Smith served for a generation in the state House of Representatives from Hot Springs. He was a tireless champion of good government, education and progressive taxation and, for most of his career, a remarkably effective one. When Gov. Winthrop Rockefeller’s mammoth program of income, sales and excise taxes collapsed in 1969, Smith, who knew the House’s possibilities better than anyone, cobbled together a modest program to save state services and maneuvered it through the legislature.
But Ray Smith’s public character was tested and formed a decade earlier in the most dangerous time in which someone could serve in public life in the 20th century. It was during the integration crisis at Little Rock in 1958 and Gov. Orval E. Faubus, who had achieved demigod status, had summoned the legislature to a special session to give him dictatorial powers over the public schools of Arkansas. He wanted authority to block the desegregation of schools wherever he wanted: to close schools that the courts ordered desegregated and move tax funds to private all-white schools. (He would use the power almost instantly to close all the high schools in Little Rock, but the courts blocked him from funding a white private school with tax dollars.) With rebel yells ringing across the House chamber, the legislature passed the program easily. The key bill passed the House and Senate by a combined vote of 127 to 1.
Young Ray Smith was the one.
On other bills to enforce segregation and punish teachers and anyone on a public payroll who might have different ideas, two or three others occasionally joined Smith. His votes at the time were not viewed as heroic but obstinate. The abiding fear was that voters would turn on any dissenter. But Smith, a World War II veteran, knew something about danger. He had been in Hot Springs when the returning veterans, led by Sid McMath, threw out the corrupt political machine. Hot Springs voters never punished Smith. He went on to serve 28 years.

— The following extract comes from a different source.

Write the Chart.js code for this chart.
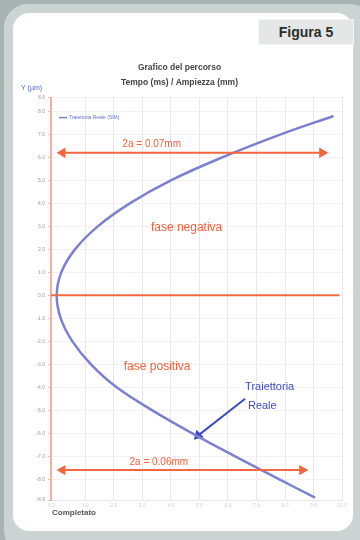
<!DOCTYPE html>
<html>
<head>
<meta charset="utf-8">
<script src="https://cdn.jsdelivr.net/npm/chart.js@4/dist/chart.umd.min.js"></script>
<style>
  html, body { margin:0; padding:0; }
  body { width:360px; height:540px; background:#a7b3b0; position:relative; overflow:hidden; font-family:"Liberation Sans", Arial, sans-serif; }
  #frame { position:absolute; left:4px; top:4px; width:370px; height:550px; border-radius:24px; background:#cbd4d2; }
  #panel { position:absolute; left:13px; top:13px; width:340px; height:518px; border-radius:16px; background:#ffffff; }
  #fig { position:absolute; left:258px; top:19px; width:96px; height:26px; background:#e4e7e6; border:1px solid #f4f6f5; box-sizing:border-box;
         font:bold 14px "Liberation Sans", Arial, sans-serif; color:#2a2e2c; text-align:center; line-height:25px; }
  #wrap { position:absolute; left:14px; top:55px; width:336px; height:465px; }
  #foot { position:absolute; left:52px; top:508px; font:bold 8px "Liberation Sans", Arial, sans-serif; color:#555; }
</style>
</head>
<body>
<div id="frame"></div>
<div id="panel"></div>
<div id="fig">Figura 5</div>
<div id="wrap"><canvas id="c"></canvas></div>
<div id="foot">Completato</div>
<script>
// ---- data ----
const trajY = [7.8, 7.0, 6.0, 5.0, 4.0, 3.0, 2.0, 1.0, 0.0, -1.0, -2.0, -3.0, -4.0, -5.0, -6.0, -7.0, -8.0, -8.8];
const trajX = [9.7, 7.85, 5.8, 4.0, 2.56, 1.44, 0.64, 0.16, 0.0, 0.14, 0.55, 1.2, 2.1, 3.35, 4.75, 6.25, 7.8, 9.05];
const axisLineX = [-0.4, 9.9];
const axisLineY = [0, 0];
const upperArrowX = [0.2, 9.3];
const upperArrowY = [6.2, 6.2];
const lowerArrowX = [0.2, 8.6];
const lowerArrowY = [-7.6, -7.6];
const pointerX = [6.6, 4.95];
const pointerY = [-4.5, -6.1];
const titleLines = ["Grafico del percorso", "Tempo (ms) / Ampiezza (mm)"];
const seriesName = "Traiettoria Reale (SIM)";
const notes = [
  {text: "2a = 0.07mm", x: 2.3, y: 6.55, color: "#f0623e", size: 10, bold: false},
  {text: "2a = 0.06mm", x: 2.55, y: -7.25, color: "#f0623e", size: 10, bold: false},
  {text: "fase negativa", x: 3.3, y: 2.95, color: "#f0623e", size: 12, bold: false},
  {text: "fase positiva", x: 2.35, y: -3.1, color: "#f0623e", size: 12, bold: false},
  {text: "Traiettoria", x: 6.6, y: -4.0, color: "#3d4cc0", size: 11, bold: false},
  {text: "Reale", x: 6.7, y: -4.8, color: "#3d4cc0", size: 11, bold: false}
];

function pts(xs, ys) { return xs.map((x, i) => ({x: x, y: ys[i]})); }

const annot = {
  id: 'annot',
  afterDatasetsDraw(chart) {
    const ctx = chart.ctx, xs = chart.scales.x, ys = chart.scales.y, a = chart.chartArea;
    ctx.save();
    ctx.textBaseline = 'middle';
    notes.forEach(n => {
      ctx.font = (n.bold ? 'bold ' : '') + n.size + 'px "Liberation Sans", Arial, sans-serif';
      ctx.fillStyle = n.color;
      ctx.fillText(n.text, xs.getPixelForValue(n.x), ys.getPixelForValue(n.y));
    });
    // axis label
    ctx.font = '7px "Liberation Sans", Arial, sans-serif';
    ctx.fillStyle = '#5566cc';
    ctx.fillText('Y (µm)', a.left - 30, a.top - 10);
    // legend
    ctx.strokeStyle = '#7a80d4'; ctx.lineWidth = 1.5;
    ctx.beginPath(); ctx.moveTo(a.left + 8, a.top + 20); ctx.lineTo(a.left + 16, a.top + 20); ctx.stroke();
    ctx.font = '5px "Liberation Sans", Arial, sans-serif';
    ctx.fillStyle = '#6670c8';
    ctx.fillText(seriesName, a.left + 18, a.top + 20);
    ctx.restore();
  }
};

new Chart(document.getElementById('c'), {
  type: 'scatter',
  data: {
    datasets: [
      {data: pts(axisLineX, axisLineY), showLine: true, borderColor: '#f2673f', borderWidth: 2, pointRadius: 0},
      {data: pts(upperArrowX, upperArrowY), showLine: true, borderColor: '#f2673f', backgroundColor: '#f2673f', borderWidth: 2,
       pointStyle: 'triangle', pointRadius: 4, pointRotation: [-90, 90]},
      {data: pts(lowerArrowX, lowerArrowY), showLine: true, borderColor: '#f2673f', backgroundColor: '#f2673f', borderWidth: 2,
       pointStyle: 'triangle', pointRadius: 4, pointRotation: [-90, 90]},
      {data: pts(trajX, trajY), showLine: true, borderColor: '#7c80d2', borderWidth: 2.5, pointRadius: 0, tension: 0.4},
      {data: pts(pointerX, pointerY), showLine: true, borderColor: '#3d4cc0', backgroundColor: '#3d4cc0', borderWidth: 2,
       pointStyle: 'triangle', pointRadius: [0, 4], pointRotation: [0, 225]}
    ]
  },
  options: {
    responsive: true, maintainAspectRatio: false, animation: false,
    layout: {padding: {right: 5, bottom: 0}},
    plugins: {
      legend: {display: false},
      tooltip: {enabled: false},
      title: {display: true, text: titleLines, color: '#444', font: {size: 8.5, weight: 'bold', lineHeight: 1.8, family: '"Liberation Sans", Arial, sans-serif'},
              padding: {top: 5, bottom: 7}}
    },
    scales: {
      x: {type: 'linear', min: -0.2, max: 10, ticks: {stepSize: 1, color: '#cfcfd6', font: {size: 5}, callback: v => v.toFixed(1)},
          grid: {color: '#e6e7f0', drawTicks: false}, border: {color: '#e6e6ee'},
          afterFit(s) { s.height = 20; }},
      y: {type: 'linear', min: -8.9, max: 8.6, ticks: {stepSize: 1, color: '#9a9a9a', font: {size: 5}, callback: v => v.toFixed(1)},
          grid: {color: '#f6f0f0', drawTicks: true, tickLength: 3, tickColor: '#f3b9a8'}, border: {color: '#f3b0a0', width: 2},
          afterFit(s) { s.width = 37; }}
    }
  },
  plugins: [annot]
});
</script>
</body>
</html>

His bravery and independence would not go unpunished at the Capitol. In 1965 nearly all the members of the House had signed pledges making him the speaker for the 1965-66 General Assembly, a ritual that goes on every two years. But Faubus would not have the man who had bearded him with his votes presiding over the House while he was governor. On the first day of the session, a score of House members stared solemnly at their desks as they pushed the button to renege on their word and elect the man that Faubus had put up at the last minute. Some went to Smith and asked his forgiveness. Smith would be elected speaker unanimously six years later when Dale Bumpers became governor.
Thus was Ray Smith not left a prophet without honor in his own tribe. He retired with the high estimation of his colleagues. But there was never a public acknowledgement that at the most pivotal moment of the century for the state, one man and one only of those charged with the duty did the right thing.